Gee, I just can’t seem to recall the conciliar “bishops” of the Hawkeye State, where I cast my last vote for a Republican presidential nominee in order to “keep Bill Clinton out of the White House” back in 1992 (my flawed efforts to support the “lesser of two evils” included The Wanderer publishing a commentary of mine, “Magic, You’re No Hero,” and the Sioux City Journal publishing “Character Is An Issue”), putting pressure on Catholic pro-aborts in public life.

(The now retired United States Senator Thomas Harkin, for instance, remains in good standing in the counterfeit church of conciliarism despite his open, foul-mouthed support for the execution of the innocent preborn and for perversity. Father Giuseppe Sarto put an end to the use of bad language and blasphemy in his first parish assignment in Tombolo, Italy, recognizing that a Catholic must speak with the lips of Christ the King, meaning that no profanity of any kind must issue from his mouth or be expressed in print. Harkin’s potty-mouth, which is shared by Joseph Robinette Biden, Jr, who was himself never criticized by the conciliar “bishops” in Iowa when he campaigned for the Democratic Party presidential nomination against Barack Hussein Obama/Barry Soetoro, Hillary Rodham Clinton, and John “Pretty Boy Floyd” Edwards. Those who do violence to language by profanity and vulgarity can find it pretty easy to support, if not commit, evils that flow all too logically from the use of words that have as their inspiration one and only source, the devil himself.)

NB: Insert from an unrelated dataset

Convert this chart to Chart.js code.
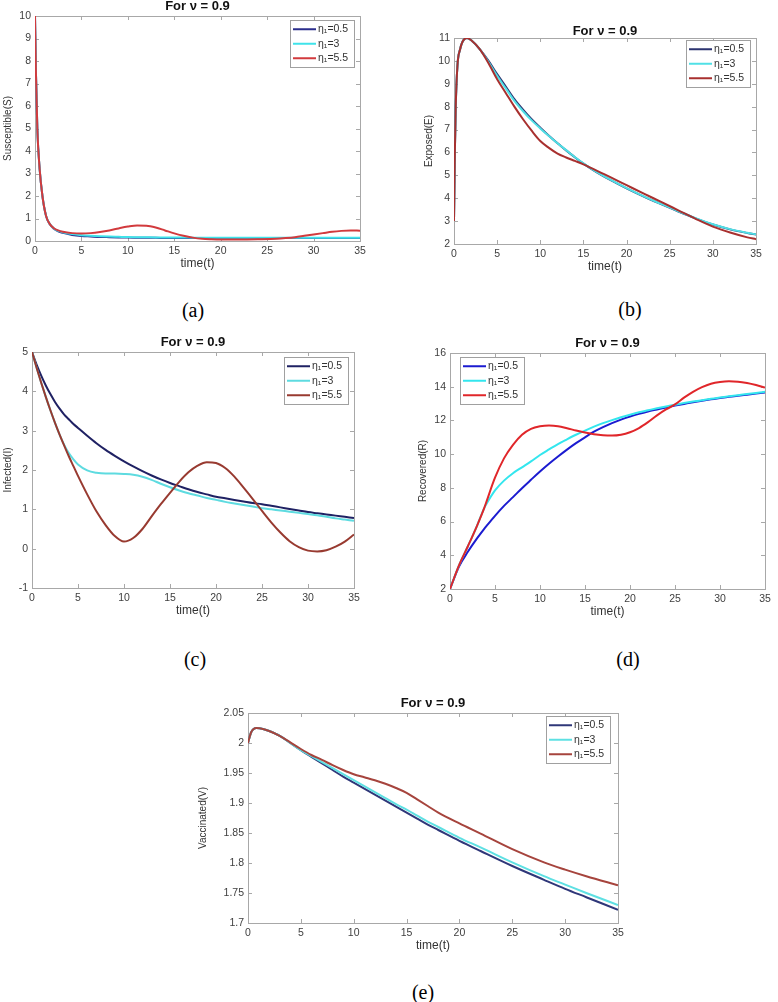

Following in the demonic “tradition” of the late Joseph “Cardinal” Bernardin’s “consistent ethic of life” (aka the “seamless garment”), Jorge Mario Bergoglio has given his “bishops” the “green light” to go “green” on the hapless gangsters of the false opposite of the naturalist “right” with a zeal that not even Karol Wojtyla/John Paul II, who opposed moral evils on humanistic and naturalistic grounds, demanded his “bishops” use against pro-death Catholics in public life. Indeed, each and every prominent pro-death Catholic who was vocal during Wojtyla/John Paul II’s 9,666 days as the conciliar “Petrine Minister” is either in “good standing” now or was so up to and including the moment of his Particular Judgment. The late Associate Justice William Brennan, United States Senators Daniel Patrick Moynihan and Edward Moore Kennedy, Governor Mario Matthew Cuomo, House Speakers Thomas P. O’Neill and Thomas Foley, and, among so many others, United States Representative Geraldine Anne Ferraro-Zaccaro comet to mind in this regard.

The “new normal” in the counterfeit church of conciliarism under Jorge’s watch involves support for junk science (the ideology of environmentalism) and for junk social science (Marxism).

Yes, Obergefell v. Hodges is here to stay, and worse is yet to come. Much worse.

We must remember that this is all a chastisement for our sins and those of the whole world. Yes, things are only going to get worse, which is why we must remain steadfast in prayer to Our Blessed Lord and Saviour Jesus Christ, He Who is the King of all men and of all nations, through the Sorrowful and Immaculate Heart of Mary while we pray as many Rosaries each day as our state-in-life permits and remember these words that Our Crucified and Risen King spoke to saint Margaret Mary Alacoque:

I will reign in spite of all who oppose Me." (Quoted in: The Right Reverend Emile Bougaud. The Life of Saint Margaret Mary Alacoque, reprinted by TAN Books and Publishers in 1990, p. 361.)

Sorrowful and Immaculate Heart of Mary, pray for us now and the hour of our death.

Our Lady of Fatima, pray for us.

Saint Joseph, pray for us.

Saints Peter and Paul, pray for us.

Saint John the Baptist, pray for us.

Saint John the Evangelist, pray for us.

Saint Michael the Archangel, pray for us.

Saint Gabriel the Archangel, pray for us.

Saint Raphael the Archangel, pray for us.

Saints Joachim and Anne, pray for us.

Saints Caspar, Melchior, and Balthasar, pray for us.